Question d’acteur, question de scène dans sa théâtralité, avec même la traversée d’un rideau rouge lynchien ; question d’image, de cadrage (qui renvoie à la vie cadrée des vieux), d’où prolifération de formes rectangulaires (portes et fenêtres, miroirs), ou cerclées (jumelles, caillou percé, les astres, lune et soleil).
Question de lumière, la belle lumière océanique qui nimbe le film. Cercle et lumière qui forment une auréole autour de la tête de Gaëlle, la sainte de l’île, qui nous entraîne du côté du prodige, ce qui fait de Belladone, outre un conte moral et un conte politique, un conte fantastique. Il était une fois une île.
Ah ! Et qu’est-ce que mourir ? Passer de l’autre côté de la colline.

Prosper Hillairet
Jeune Cinéma en ligne directe

1. "Summer", Jeune Cinéma en ligne directe.


Belladone.

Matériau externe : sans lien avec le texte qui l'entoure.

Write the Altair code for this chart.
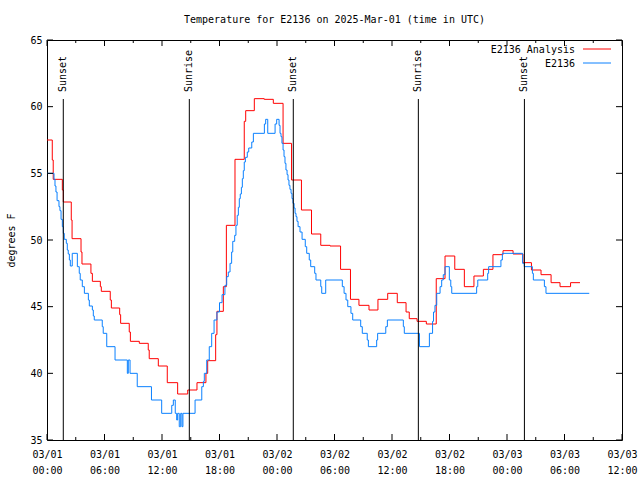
import altair as alt
import pandas as pd

FONT = "DejaVu Sans Mono"
BASE = pd.Timestamp("2025-03-01T00:00:00Z")

# E2136 Analysis (hourly steps): minutes after 2025-03-01 00:00 UTC, temperature F
analysis_minutes = [0, 33, 39, 96, 102, 152, 157, 213, 219, 275, 284, 334, 340, 396, 403, 455, 461,
                    515, 522, 578, 634, 640, 697, 753, 818, 881, 939, 995, 1006, 1056, 1064, 1104,
                    1123, 1177, 1235, 1244, 1298, 1360, 1417, 1478, 1531, 1593, 1656, 1714, 1772,
                    1838, 1900, 1953, 2016, 2072, 2133, 2193, 2248, 2268, 2317, 2375, 2437, 2492,
                    2553, 2613, 2673, 2732, 2792, 2855, 2918, 2980, 3033, 3093, 3156, 3212, 3278, 3337]
analysis_temps = [57.5, 56.0, 54.55, 53.75, 52.85, 51.5, 50.1, 49.1, 48.2, 47.5, 46.9, 46.5, 46.15,
                  45.5, 44.9, 44.4, 43.75, 43.1, 42.4, 42.25, 41.75, 41.1, 40.55, 39.3, 38.45, 38.75,
                  39.3, 40.0, 40.95, 42.9, 44.65, 46.5, 51.1, 56.05, 58.9, 59.7, 60.6, 60.55, 60.25,
                  57.25, 54.5, 52.25, 50.45, 49.6, 49.55, 47.8, 45.55, 45.1, 44.75, 45.55, 46.0, 45.3,
                  44.6, 44.1, 43.9, 43.7, 47.1, 48.8, 47.8, 46.5, 47.3, 47.8, 48.9, 49.2, 48.95, 48.3,
                  47.75, 47.4, 46.8, 46.5, 46.8, 46.8]

# E2136 observations
obs_minutes = [0, 44, 50, 56, 63, 75, 81, 88, 96, 102,
               108, 121, 127, 133, 140, 146, 158, 190, 202, 208,
               221, 234, 259, 265, 284, 290, 296, 346, 352, 374,
               426, 503, 509, 520, 565, 654, 718, 781, 791, 803,
               812, 818, 828, 837, 845, 851, 927, 969, 979, 985,
               1000, 1016, 1031, 1046, 1064, 1080, 1096, 1114, 1125, 1135,
               1146, 1156, 1163, 1175, 1183, 1191, 1198, 1204, 1210, 1217,
               1223, 1229, 1235, 1242, 1254, 1263, 1282, 1292, 1361, 1369,
               1382, 1428, 1438, 1453, 1459, 1465, 1471, 1478, 1484, 1490,
               1496, 1503, 1509, 1515, 1521, 1528, 1534, 1540, 1547, 1553,
               1559, 1565, 1572, 1584, 1597, 1617, 1626, 1642, 1651, 1676,
               1684, 1714, 1720, 1745, 1849, 1860, 1872, 1883, 1903, 1914,
               1964, 1974, 2005, 2012, 2064, 2070, 2121, 2131, 2231, 2237,
               2332, 2394, 2414, 2420, 2429, 2440, 2461, 2471, 2481, 2492,
               2519, 2528, 2534, 2690, 2697, 2759, 2765, 2842, 2851, 2978,
               2988, 3039, 3045, 3114, 3124, 3395]
obs_temps = [55.0, 54.55, 54.05, 53.6, 52.95, 52.5, 52.2, 51.55, 51.0, 50.5,
             50.05, 49.75, 49.25, 48.95, 48.5, 48.05, 49.0, 48.0, 47.5, 47.0,
             46.5, 46.0, 45.5, 45.05, 44.75, 44.3, 44.0, 43.5, 43.0, 42.0,
             41.0, 40.0, 41.0, 40.0, 39.0, 38.0, 37.0, 37.6, 38.0, 37.0,
             36.5, 37.0, 36.0, 37.0, 36.0, 37.0, 38.0, 39.0, 39.4, 40.0,
             41.0, 42.0, 43.0, 44.0, 44.6, 45.3, 45.9, 46.6, 47.25, 47.6,
             48.25, 49.1, 49.9, 50.35, 51.1, 51.85, 52.45, 53.1, 53.45, 53.95,
             54.6, 55.2, 55.85, 56.2, 56.6, 56.9, 57.35, 58.0, 58.7, 59.05,
             58.0, 58.7, 59.05, 58.6, 58.0, 57.75, 57.25, 56.75, 56.25, 55.75,
             55.25, 54.9, 54.5, 54.1, 53.8, 53.5, 53.1, 52.75, 52.4, 52.0,
             51.75, 51.4, 51.0, 50.6, 50.05, 49.5, 49.0, 48.5, 48.0, 47.5,
             47.0, 46.5, 46.0, 47.0, 46.5, 46.0, 45.5, 45.0, 44.5, 44.0,
             43.5, 43.0, 42.5, 42.0, 42.5, 43.0, 43.5, 44.0, 43.5, 43.0,
             42.0, 43.0, 43.9, 44.6, 45.1, 46.0, 46.5, 47.0, 47.4, 48.0,
             47.0, 46.5, 46.0, 46.5, 47.0, 47.5, 48.0, 48.5, 49.0, 48.25,
             48.0, 47.5, 47.0, 46.5, 46.0, 46.0]

event_labels = ["Sunset", "Sunrise", "Sunset", "Sunrise", "Sunset"]
event_times = ["2025-03-01T01:42:00Z", "2025-03-01T14:51:00Z", "2025-03-02T01:42:00Z",
               "2025-03-02T14:45:00Z", "2025-03-03T01:49:00Z"]

series_names = ["E2136 Analysis", "E2136"]
series_colors = ["#ff0000", "#0a80ff"]

y_ticks = [35, 40, 45, 50, 55, 60, 65]
x_tick_hours = list(range(0, 61, 6))
x_minor_hours = list(range(3, 61, 6))

TITLE = "Temperature for E2136 on 2025-Mar-01 (time in UTC)"


def iso(minutes):
    return (BASE + pd.Timedelta(minutes=minutes)).strftime("%Y-%m-%dT%H:%M:%SZ")


def dt(hour):
    return alt.DateTime(year=2025, month=3, date=1 + hour // 24, hours=hour % 24, utc=True)


df_an = pd.DataFrame({"time": [iso(m) for m in analysis_minutes], "temp": analysis_temps})
df_ob = pd.DataFrame({"time": [iso(m) for m in obs_minutes], "temp": obs_temps})
df_ev = pd.DataFrame({"time": event_times, "label": event_labels})
df_major = pd.DataFrame({"time": [iso(h * 60) for h in x_tick_hours]})
df_minor = pd.DataFrame({"time": [iso(h * 60) for h in x_minor_hours]})
df_y = pd.DataFrame({"temp": y_ticks})
dummy = pd.DataFrame({"a": [0]})

W, H = 575, 400

x_scale = alt.Scale(type="utc", domain=[dt(0), dt(60)])
y_scale = alt.Scale(domain=[35, 65], nice=False, zero=False)

x_axis = alt.Axis(values=[dt(h) for h in x_tick_hours],
                  labelExpr="[utcFormat(datum.value, '%m/%d'), utcFormat(datum.value, '%H:%M')]",
                  ticks=False, domain=False, grid=False, labelFont=FONT, labelFontSize=10,
                  labelColor="black", labelPadding=9, labelLineHeight=16, title=None,
                  labelOverlap=False, labelFlush=False)
y_axis = alt.Axis(values=y_ticks, ticks=False, domain=False, grid=False, labelFont=FONT,
                  labelFontSize=10, labelColor="black", labelPadding=5, title="degrees F",
                  titleFont=FONT, titleFontSize=10, titleFontWeight="normal", titleColor="black",
                  titlePadding=13)

X = alt.X("time:T", scale=x_scale, axis=x_axis)
Y = alt.Y("temp:Q", scale=y_scale, axis=y_axis)

analysis = alt.Chart(df_an).mark_line(interpolate="step-after", strokeWidth=1,
                                      color=series_colors[0]).encode(x=X, y=Y)
obs = alt.Chart(df_ob).mark_line(interpolate="step-after", strokeWidth=1,
                                 color=series_colors[1]).encode(x=X, y=Y)

ev_rules = alt.Chart(df_ev).mark_rule(color="black", strokeWidth=1).encode(
    x=alt.X("time:T", scale=x_scale), y=alt.value(H), y2=alt.value(59))
ev_text = alt.Chart(df_ev).mark_text(angle=270, align="left", baseline="middle", font=FONT,
                                     fontSize=10, color="black").encode(
    x=alt.X("time:T", scale=x_scale), y=alt.value(52), text="label:N")

tick_layers = []
for dfx, ln in ((df_major, 6), (df_minor, 3)):
    tick_layers.append(alt.Chart(dfx).mark_rule(color="black", strokeWidth=1).encode(
        x=alt.X("time:T", scale=x_scale), y=alt.value(H), y2=alt.value(H - ln)))
    tick_layers.append(alt.Chart(dfx).mark_rule(color="black", strokeWidth=1).encode(
        x=alt.X("time:T", scale=x_scale), y=alt.value(0), y2=alt.value(ln)))
tick_layers.append(alt.Chart(df_y).mark_rule(color="black", strokeWidth=1).encode(
    y=alt.Y("temp:Q", scale=y_scale), x=alt.value(0), x2=alt.value(6)))
tick_layers.append(alt.Chart(df_y).mark_rule(color="black", strokeWidth=1).encode(
    y=alt.Y("temp:Q", scale=y_scale), x=alt.value(W), x2=alt.value(W - 6)))

legend_layers = []
for i, (name, col) in enumerate(zip(series_names, series_colors)):
    yy = 10 + 14 * i
    legend_layers.append(alt.Chart(dummy).mark_text(align="right", baseline="middle", font=FONT,
                                                    fontSize=10, color="black", text=name).encode(
        x=alt.value(528), y=alt.value(yy)))
    legend_layers.append(alt.Chart(dummy).mark_rule(color=col, strokeWidth=1).encode(
        x=alt.value(536), x2=alt.value(564), y=alt.value(yy - 1)))

chart = alt.layer(
    analysis, obs, ev_rules, ev_text, *tick_layers, *legend_layers
).properties(
    width=W, height=H,
    title=alt.TitleParams(TITLE, font=FONT, fontSize=10, fontWeight="normal", color="black",
                          anchor="middle", offset=10),
    autosize=alt.AutoSizeParams(type="none"),
    padding={"left": 47, "top": 40, "right": 18, "bottom": 40},
    background="white",
).configure_view(stroke="black", strokeWidth=1)

chart.save("out.html", embed_options={"renderer": "svg", "actions": False})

Réal, dial : Alanté Kavaïté ; sc : A.K. & Sara Wikler ; ph : Manuel Alberto Claro ; mont : Joëlle Hache ; mu : Nicolas Becker & Quentin Sirjacq ; déc : Sebastian Vogler & Laurent Le Corre ; cost : Isabelle Pannetier. Int : Nadia Tereszkiewicz, Dali Benssalah, Daphné Patakia, Miou-Miou, Patrick Chesnais, Alexandra Stewart, Jean-Claude Drouot, Féodor Atkine, Claire Magnin, Joël Cudennec, Méryl Bergoz-Lony (France, 2024, 95 mn).